L’arme à la main

Kabul, Afghanistan, 2004. C’était une journée très chaude ce matin-là. Je devais partir pour effectuer une patrouille à pied avec tout mon équipement sur mon corps comme d’habitude.

Mais cette fois‑ci, c’était différent, car j’étais avec une nouvelle section d’infanterie pour la première fois. J’étais très content, car je pouvais partir à l’aventure et développer des liens avec de nouveaux frères d’armes.

Ces frères d’armes représentaient tout pour moi. Ils étaient comme ma famille.
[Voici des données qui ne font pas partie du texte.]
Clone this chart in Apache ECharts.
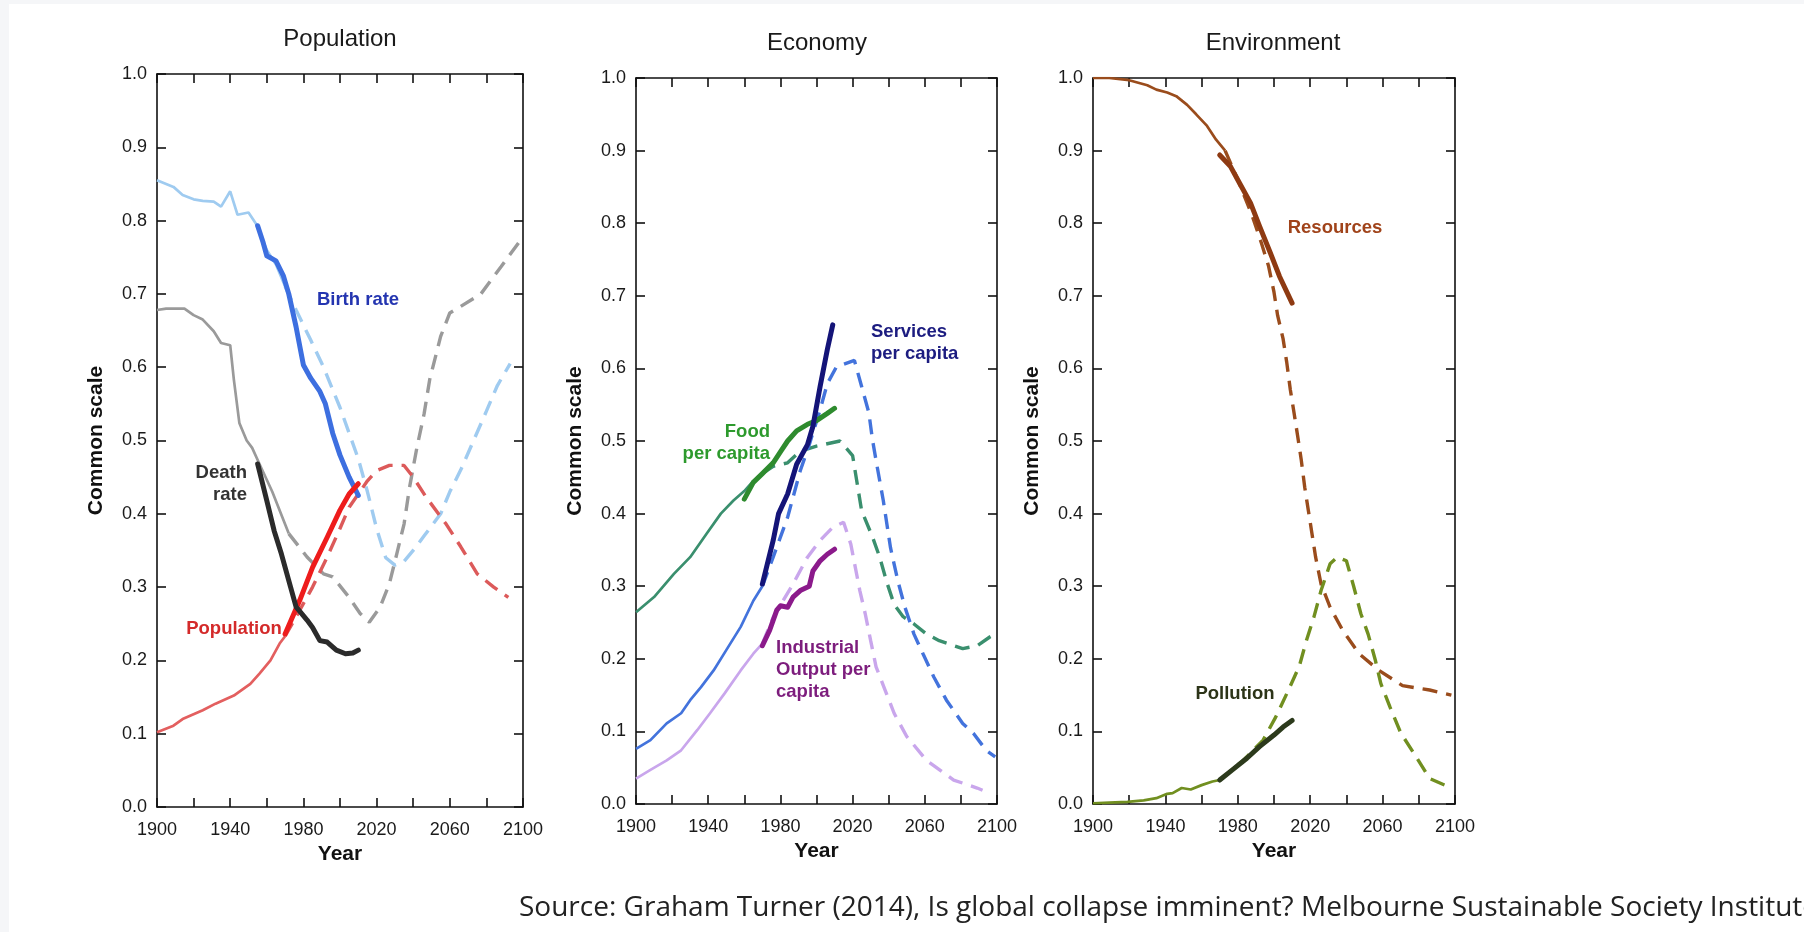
<!DOCTYPE html>
<html>
<head>
<meta charset="utf-8">
<script src="https://cdn.jsdelivr.net/npm/echarts@6/dist/echarts.min.js"></script>
<style>
html,body{margin:0;padding:0;background:#f5f6f8;}
#sheet{position:absolute;left:9px;top:4px;width:1795px;height:928px;background:#fff;}
#chart{position:absolute;left:0;top:0;width:1804px;height:932px;}
</style>
</head>
<body>
<div id="sheet"></div>
<div id="chart"></div>
<script>
// ---------- DATA (year, common-scale value) ----------
const xTickLabels = [1900, 1940, 1980, 2020, 2060, 2100];
const panelTitles = ['Population', 'Economy', 'Environment'];

// Population panel
const birthRateModel = [[1900,0.855],[1905,0.85],[1909,0.846],[1914,0.835],[1920,0.829],[1925,0.827],[1931,0.826],[1935,0.819],[1940,0.840],[1944,0.808],[1950,0.811],[1954,0.796],[1960,0.76],[1965,0.74],[1970,0.71],[1976,0.678],[1984,0.637],[1991,0.60],[2000,0.545],[2005,0.51],[2010,0.475],[2015,0.43],[2020,0.38],[2025,0.34],[2030,0.33],[2035,0.335],[2040,0.35],[2046,0.37],[2055,0.40],[2060,0.43],[2066,0.46],[2073,0.50],[2080,0.54],[2086,0.575],[2093,0.605]];
const birthRateData = [[1955,0.793],[1958,0.77],[1960,0.752],[1965,0.745],[1969,0.725],[1972,0.70],[1976,0.655],[1980,0.603],[1984,0.585],[1989,0.567],[1992,0.55],[1996,0.51],[2000,0.48],[2005,0.45],[2010,0.425]];
const deathRateModel = [[1900,0.678],[1905,0.68],[1915,0.68],[1920,0.671],[1925,0.665],[1931,0.649],[1935,0.633],[1940,0.63],[1942,0.583],[1945,0.524],[1949,0.50],[1952,0.49],[1956,0.468],[1963,0.43],[1972,0.373],[1982,0.341],[1991,0.318],[1996,0.314],[2005,0.286],[2011,0.264],[2016,0.252],[2022,0.273],[2027,0.305],[2031,0.345],[2035,0.386],[2038,0.436],[2042,0.49],[2046,0.537],[2049,0.583],[2055,0.642],[2060,0.674],[2066,0.683],[2077,0.70],[2088,0.737],[2100,0.778]];
const deathRateData = [[1955,0.468],[1960,0.418],[1964,0.377],[1968,0.345],[1973,0.30],[1976,0.273],[1982,0.255],[1985,0.245],[1989,0.227],[1993,0.225],[1998,0.214],[2003,0.209],[2007,0.21],[2010,0.214]];
const populationModel = [[1900,0.102],[1909,0.111],[1914,0.12],[1925,0.132],[1932,0.141],[1942,0.152],[1951,0.168],[1956,0.182],[1962,0.20],[1967,0.223],[1970,0.233],[1975,0.255],[1985,0.30],[1993,0.341],[2000,0.38],[2005,0.409],[2015,0.445],[2020,0.459],[2027,0.466],[2035,0.466],[2040,0.45],[2047,0.423],[2058,0.386],[2066,0.355],[2075,0.318],[2084,0.30],[2092,0.286]];
const populationData = [[1970,0.236],[1978,0.282],[1985,0.327],[1993,0.368],[2000,0.405],[2005,0.427],[2010,0.441]];

// Economy panel
const foodModel = [[1900,0.264],[1910,0.285],[1921,0.317],[1930,0.34],[1939,0.372],[1947,0.40],[1954,0.418],[1960,0.431],[1965,0.445],[1970,0.455],[1976,0.465],[1984,0.47],[1991,0.486],[2000,0.493],[2013,0.50],[2020,0.48],[2025,0.404],[2031,0.368],[2035,0.34],[2039,0.305],[2043,0.275],[2048,0.258],[2054,0.248],[2061,0.234],[2068,0.225],[2081,0.214],[2089,0.218],[2096,0.23],[2099,0.234]];
const foodData = [[1960,0.42],[1965,0.443],[1970,0.455],[1976,0.47],[1980,0.485],[1984,0.50],[1989,0.514],[1995,0.523],[2000,0.528],[2006,0.538],[2010,0.545]];
const servicesModel = [[1900,0.076],[1908,0.088],[1917,0.111],[1925,0.125],[1930,0.143],[1936,0.161],[1943,0.184],[1950,0.212],[1958,0.244],[1965,0.28],[1970,0.30],[1976,0.34],[1984,0.395],[1991,0.459],[1996,0.495],[2002,0.543],[2006,0.579],[2011,0.602],[2021,0.611],[2025,0.575],[2029,0.539],[2031,0.502],[2033,0.473],[2037,0.418],[2041,0.353],[2045,0.308],[2049,0.271],[2054,0.234],[2059,0.207],[2065,0.175],[2072,0.143],[2081,0.111],[2087,0.097],[2094,0.074],[2099,0.065]];
const servicesData = [[1970,0.303],[1976,0.363],[1979,0.40],[1984,0.427],[1989,0.468],[1995,0.495],[1998,0.52],[2002,0.575],[2006,0.626],[2009,0.66]];
const industryModel = [[1900,0.035],[1908,0.047],[1917,0.06],[1925,0.074],[1934,0.102],[1941,0.125],[1949,0.152],[1958,0.184],[1965,0.207],[1970,0.221],[1976,0.257],[1987,0.303],[1995,0.34],[2002,0.363],[2009,0.381],[2015,0.388],[2019,0.358],[2024,0.294],[2027,0.262],[2030,0.225],[2033,0.189],[2038,0.157],[2043,0.125],[2050,0.093],[2061,0.06],[2076,0.033],[2089,0.022],[2092,0.019]];
const industryData = [[1970,0.218],[1974,0.239],[1978,0.267],[1980,0.273],[1984,0.271],[1987,0.285],[1991,0.294],[1996,0.30],[1998,0.321],[2002,0.335],[2006,0.344],[2010,0.351]];

// Environment panel
const resourcesModel = [[1900,1.0],[1909,1.0],[1920,0.997],[1930,0.99],[1935,0.984],[1941,0.98],[1946,0.975],[1952,0.963],[1957,0.95],[1963,0.934],[1968,0.915],[1973,0.90],[1980,0.86],[1988,0.81],[1993,0.773],[1997,0.741],[2000,0.705],[2002,0.673],[2005,0.641],[2007,0.609],[2009,0.571],[2011,0.54],[2013,0.508],[2015,0.475],[2017,0.436],[2019,0.404],[2021,0.372],[2023,0.34],[2026,0.303],[2031,0.271],[2038,0.239],[2047,0.207],[2058,0.184],[2071,0.163],[2086,0.157],[2098,0.15]];
const resourcesData = [[1970,0.894],[1976,0.878],[1981,0.855],[1987,0.828],[1992,0.796],[1998,0.759],[2003,0.727],[2010,0.69]];
const pollutionModel = [[1900,0.001],[1909,0.002],[1919,0.003],[1928,0.005],[1935,0.008],[1941,0.014],[1944,0.015],[1949,0.022],[1954,0.02],[1960,0.026],[1966,0.031],[1970,0.033],[1983,0.06],[1994,0.088],[2001,0.12],[2008,0.157],[2014,0.19],[2018,0.226],[2022,0.257],[2026,0.294],[2031,0.331],[2035,0.34],[2040,0.335],[2044,0.30],[2048,0.262],[2052,0.234],[2056,0.198],[2059,0.166],[2064,0.134],[2070,0.098],[2078,0.067],[2086,0.035],[2098,0.022]];
const pollutionData = [[1970,0.033],[1977,0.047],[1985,0.063],[1992,0.079],[2000,0.095],[2005,0.106],[2010,0.115]];

// ---------- LAYOUT ----------
const FONT = '"Liberation Sans", Arial, sans-serif';
const grids = [
  {left:157, top:74, width:366, height:733},
  {left:636, top:78, width:361, height:726},
  {left:1093, top:78, width:362, height:726}
];

const xAxes = [], yAxes = [], series = [];
grids.forEach((g, i) => {
  const lineS = {color:'#111', width:1.6};
  const tick = {show:true, inside:true, length:9, lineStyle:{color:'#111', width:1.6}};
  xAxes.push({
    type:'value', gridIndex:i, min:1900, max:2100, interval:20, position:'bottom',
    axisLine:{show:true, onZero:false, lineStyle:lineS}, axisTick:tick, splitLine:{show:false},
    axisLabel:{margin:14, fontFamily:FONT, fontSize:18, color:'#1a1a1a',
      formatter:v => xTickLabels.includes(v) ? String(v) : ''},
    name:'Year', nameLocation:'middle', nameGap:37,
    nameTextStyle:{fontFamily:FONT, fontSize:21, fontWeight:'bold', color:'#111'}
  });
  xAxes.push({
    type:'value', gridIndex:i, min:1900, max:2100, interval:20, position:'top',
    axisLine:{show:true, onZero:false, lineStyle:lineS}, axisTick:tick, splitLine:{show:false},
    axisLabel:{show:false}
  });
  yAxes.push({
    type:'value', gridIndex:i, min:0, max:1, interval:0.1, position:'left',
    axisLine:{show:true, onZero:false, lineStyle:lineS}, axisTick:tick, splitLine:{show:false},
    axisLabel:{margin:10, fontFamily:FONT, fontSize:18, color:'#1a1a1a', formatter:v => v.toFixed(1)},
    name:'Common scale', nameLocation:'middle', nameGap:50,
    nameTextStyle:{fontFamily:FONT, fontSize:21, fontWeight:'bold', color:'#111'}
  });
  yAxes.push({
    type:'value', gridIndex:i, min:0, max:1, interval:0.1, position:'right',
    axisLine:{show:true, onZero:false, lineStyle:lineS}, axisTick:tick, splitLine:{show:false},
    axisLabel:{show:false}
  });
});

const DASH = [15, 9];
function addModel(panel, data, cut, color, dashColor) {
  series.push({type:'line', xAxisIndex:panel*2, yAxisIndex:panel*2, data:data.filter(d => d[0] <= cut),
    showSymbol:false, silent:true, lineStyle:{color:color, width:2.7}, z:2});
  series.push({type:'line', xAxisIndex:panel*2, yAxisIndex:panel*2, data:data.filter(d => d[0] >= cut),
    showSymbol:false, silent:true, lineStyle:{color:dashColor || color, width:3.4, type:DASH, cap:'butt'}, z:2});
}
function addData(panel, data, color) {
  series.push({type:'line', xAxisIndex:panel*2, yAxisIndex:panel*2, data:data,
    showSymbol:false, silent:true, lineStyle:{color:color, width:5, cap:'round', join:'round'}, z:3});
}

// Population
addModel(0, birthRateModel, 1970, '#9fcbf0');
addModel(0, deathRateModel, 1972, '#9a9a9a');
addModel(0, populationModel, 1970, '#e35f5f', '#dc5a5a');
addData(0, birthRateData, '#3d6fe0');
addData(0, populationData, '#ee1c1c');
addData(0, deathRateData, '#2b2b2b');
// Economy
addModel(1, foodModel, 1970, '#3a8f6e');
addModel(1, servicesModel, 1970, '#4373dc');
addModel(1, industryModel, 1970, '#c9a6ec');
addData(1, foodData, '#2e8b2e');
addData(1, industryData, '#8b1a8b');
addData(1, servicesData, '#141478');
// Environment
addModel(2, resourcesModel, 1973, '#9a4c1c');
addModel(2, pollutionModel, 1970, '#718f20');
addData(2, resourcesData, '#8e3a12');
addData(2, pollutionData, '#2c3a1c');

function label(text, x, y, color, align, size, weight) {
  return {type:'text', x:x, y:y, silent:true, z:10,
    style:{text:text, fill:color, font:(weight||'bold') + ' ' + (size||18.5) + 'px ' + FONT,
      textAlign:align || 'center', textVerticalAlign:'top', lineHeight:22}};
}
const graphics = [
  label(panelTitles[0], 340, 28, '#1a1a1a', 'center', 24, 'normal'),
  label(panelTitles[1], 817, 32, '#1a1a1a', 'center', 24, 'normal'),
  label(panelTitles[2], 1273, 32, '#1a1a1a', 'center', 24, 'normal'),
  label('Birth rate', 358, 289, '#2435b0', 'center'),
  label('Death\nrate', 247, 462, '#333333', 'right'),
  label('Population', 234, 618, '#d42a2a', 'center'),
  label('Services\nper capita', 871, 321, '#1c1c80', 'left'),
  label('Food\nper capita', 770, 421, '#2d9a2d', 'right'),
  label('Industrial\nOutput per\ncapita', 776, 637, '#7d1d7d', 'left'),
  label('Resources', 1335, 217, '#a0431a', 'center'),
  label('Pollution', 1235, 683, '#2c3418', 'center'),
  {type:'text', x:519, y:908, silent:true, z:10,
    style:{text:'Source: Graham Turner (2014), Is global collapse imminent? Melbourne Sustainable Society Institute',
      fill:'#222', font:'28px "Open Sans", sans-serif', textAlign:'left', textVerticalAlign:'middle'}}
];

const chart = echarts.init(document.getElementById('chart'), null, {renderer:'canvas'});
chart.setOption({
  backgroundColor:'transparent',
  animation:false,
  grid:grids,
  xAxis:xAxes,
  yAxis:yAxes,
  series:series,
  graphic:graphics
});
</script>
</body>
</html>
J’étais à l’autre bout du monde et ce qui était le plus important pour moi, c’était eux.

J’étais fier de faire partie de leur équipe et de patrouiller à leur côté pour la toute première fois.

Après plusieurs kilomètres de marche, nous étions de plus en plus dans la profondeur de la ville de Kabul. On marchait en double rang et chacun surveillait son arc de tir. J’étais le premier en avant du rang gauche.

Soudainement, j’ai aperçu au loin un enfant qui courait à travers la foule avec une arme dans les mains en avant de moi.

La panique m’a envahi.

Je me suis dit : « Est-ce que j’en parle aux autres? Pourquoi il faut que cela arrive à moi? Si je ne fais rien, mes frères d’armes vont peut-être mourir… »

En quelques secondes, beaucoup de questions me sont venues en tête.

Ces secondes ont semblé être des minutes très longues.

Après quelques secondes, j’ai averti mes frères d’armes à travers mon casque d’écoute. J’observais l’enfant courir à travers la foule avec son arme. Je me disais que s’il venait vers nous avec son arme, je n’aurais pas le choix de tirer. J’avais plein de pensées qui me traversaient l’esprit et j’étais perturbé.

Dois‑je mettre en jeu la vie de mes frères d’armes ou celle de l’enfant? Je ne savais plus quoi faire. Non, la vie des frères d’armes est primordiale. J’observais et j’essayais de distinguer si c’était un jouet ou une arme, sachant fort bien que les enfants n’ont pas de jouets, car ils ont de la misère à avoir des souliers.

Ouf! Finalement, j’ai réussi à découvrir que c’était un jouet.

Que serait-il arrivé si j’avais mentionné à un de mes collègues d’ouvrir le feu parce que l’enfant était armé?

J’aurais ordonné de tuer un enfant qui n’était même pas armé?

Que serait-il arrivé si un de mes collègues avait perdu la vie par ma négligence? Dans ce contexte, tout aurait pu se produire. Cet enfant aurait pu être la distraction idéale pour nous tous.

Cette vision, je la vois tous les jours. Tous les jours, elle m’envahit. Même qu’il n’y a pas très longtemps, j’entrais dans une épicerie et une fois arrivé dans le rayon des fruits et légumes, une image de ce vécu s’est superposée à l’image réelle. J’avais un flashback solide et réel de ce que j’avais vécu.

Normalement, mes flashbacks passent tellement vite que je ne peux pas les voir. C’est la supposition de ma psychologue. Et pour moi, cela est logique, car mon TSPT est sévère et mon stress est très intense. Je suis tellement stressé que j’ai de la misère à voir ce qui se passe. Par contre des fois, des images peuvent se superposer une par-dessus l’autre très clairement. C’est comme si je suis à Saint-Jean-sur-Richelieu et que soudainement, je me retrouve à Kabul en Afghanistan.

Pas évident je vous le dis, mais je dois vivre avec cela tous les jours.

Ces transpositions d’images, j’essaie de les éviter du mieux que je peux. Par exemple, quand je conduis, je vais emprunter des chemins moins achalandés. J’essaie toujours de trouver une solution pour diminuer mon stress.

Chaque jour est un combat.

Chaque instant est une victoire pour moi!

Et vous, qu’auriez-vous fait devant un enfant armé?